Abstract
Abstract: :
Purpose: Retinal progenitor cells (RPCs) are self–renewing, multipotent cells that can be isolated from the developing neural retina, integrate with the host retina, and differentiate into cells of the retinal lineage. We examined whether biodegradable polymer substrates could be used to deliver RPCs to the subretinal space of mice. We evaluated the survival, migration and differentiation of RPCs delivered on polymer substrates, compared to delivery with single cell injections. Methods: Retinal progenitor cells (RPCs) harvested from the retina of postnatal day 1 EGFP (Enhanced Green Fluorescence Protein) mice (C57BL/6 background) were isolated and maintained in culture.

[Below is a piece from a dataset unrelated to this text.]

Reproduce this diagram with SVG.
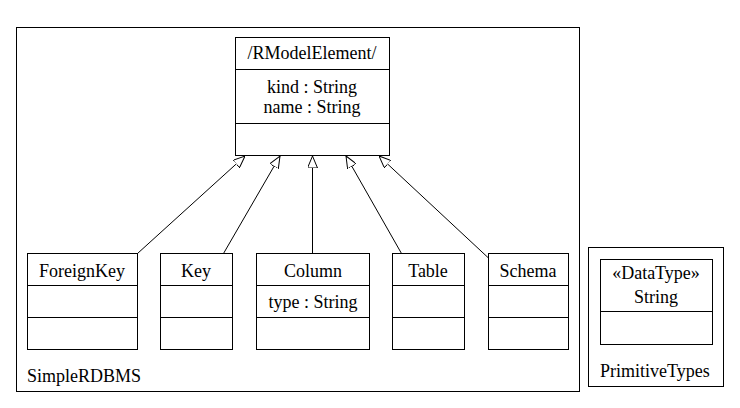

The biodegradable PLGA polymer (50:50 glycolic acid: lactic acid; 40kDa) coated with laminin was cultured with RPCs. After culture, the polymers were cut into 0.3x0.5mm size with a tissue chopper. The cut polymers were transplanted into the subretinal space of C57BL/6 mice and rd mice. We evaluated graft survival in vivo via a fluorescent fundus camera 1w, 2w and 4w after grafting. Eyes were enucleated, fixed in 4% paraformaldehyde, and sectioned at 1w, 2w and 4w after operation, and the sections then stained for markers of mature retinal neurons and astrocytes. Results: We have demonstrated that it is possible to deliver a biodegradable polymer seeded with RPCs to the mouse subretinal space, and evaluate survival in vivo via GFP expression. After transplantation, most RPCs remained in the polymer, with few cells migrating into the host retina. Grafted RPCs expressed nestin, NF200, GFAP, recoverin and PKC. Conclusion: Our results have shown that biodegradable polymers are effectively able to deliver RPCs to the mouse subretinal space. We submit that the use of biodegradable polymer/ progenitor cell composite grafts offer the possibility of applying tissue engineering techniques to transplant studies in the CNS, and the retina is an ideal site to develop such techniques.
Keywords: regeneration • retina • transplantation